What Is a Transit?


Eye Safety During a Total Solar Eclipse

Except during the brief total phase of a total solar eclipse, when the Moon completely blocks the Sun’s bright face, it is not safe to look directly at the Sun without specialized eye protection for solar viewing.

For safety information, visit the NASA Eclipse Safety Page.

A transit is when one object crosses in front of another in space. This can happen in a lot of different ways. One example is when the Moon passes between Earth and the Sun. The Moon is “transiting” the Sun. This is also called a solar eclipse.

Animation of the Moon passing in front of the Sun.

In a solar eclipse, we can see the Moon “transit”—or pass in front of—the Sun. Credit: NASA/JPL-Caltech

But the Moon isn’t the only object that can transit the Sun. We can also see the planet Venus when it passes between Earth and the Sun on its orbit. This is called a transit of Venus.

Because of how the orbits of Venus and the Earth line up, we can’t see the transit of Venus very often. The last transit of Venus was on June 6, 2012, but the next one isn’t until 2117!

A video of the 2012 transit of Venus.

A video of the 2012 transit of Venus from NASA's Solar Dynamics Observatory. Credit: NASA

What about other types of transits? Earth, the Moon and Venus are all in our solar system, and they all transit our Sun. But there are lots of other stars, and many of them have their own planets.

Planets outside our solar system are called exoplanets. If the orbit of a planet is lined up just right, the planet will pass in front of—or transit—the star that it orbits. Looking for transits is one of the ways that scientists find exoplanets. When a transit occurs, the light from the star dims by a very small amount. That dimming can be measured.

Animated graph showing the brightness of a star over time as a planet crosses it.

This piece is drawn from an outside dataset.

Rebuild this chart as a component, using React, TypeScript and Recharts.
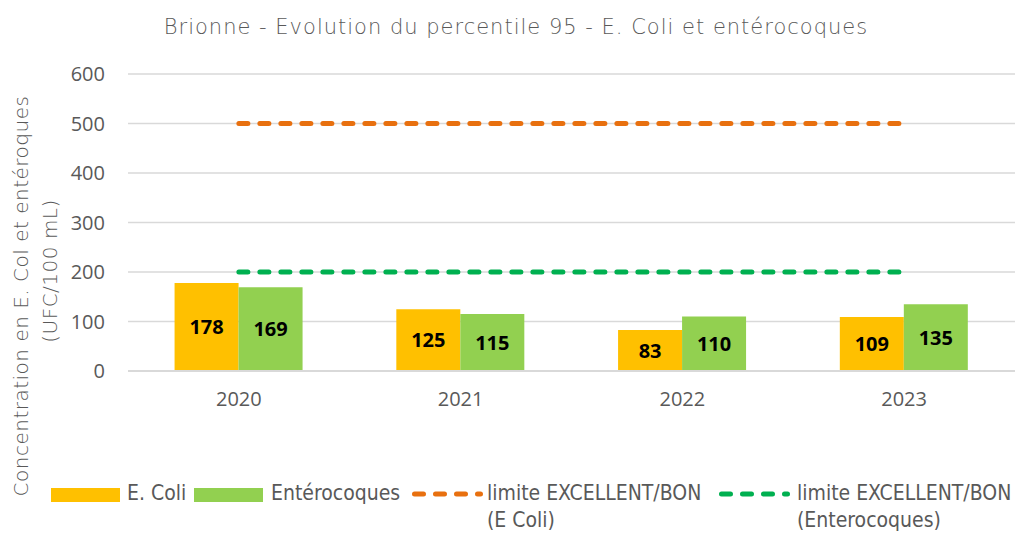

When a planet transits a star, the planet blocks some of the star's light. We can measure how the light changed to get information about the planet. Credit: NASA's Goddard Space Flight Center

The amount of light blocked by the planet tells us how big the planet is compared to its star. The amount of time between each transit tells us about the planet’s orbit. These transits give us a lot of information!

This illustration shows the seven TRAPPIST-1 planets as they might look as viewed from Earth using a fictional, incredibly powerful telescope.

This illustration shows the seven TRAPPIST-1 planets as they might look as viewed from Earth using a fictional, incredibly powerful telescope. In this illustration, two of the planets are transiting the TRAPPIST-1 star. Credit: NASA/JPL-Caltech

If there is more than one exoplanet orbiting the same star, we can tell them apart by their transits. For example, scientists discovered seven exoplanets around a star called TRAPPIST-1. All seven were found by their transits.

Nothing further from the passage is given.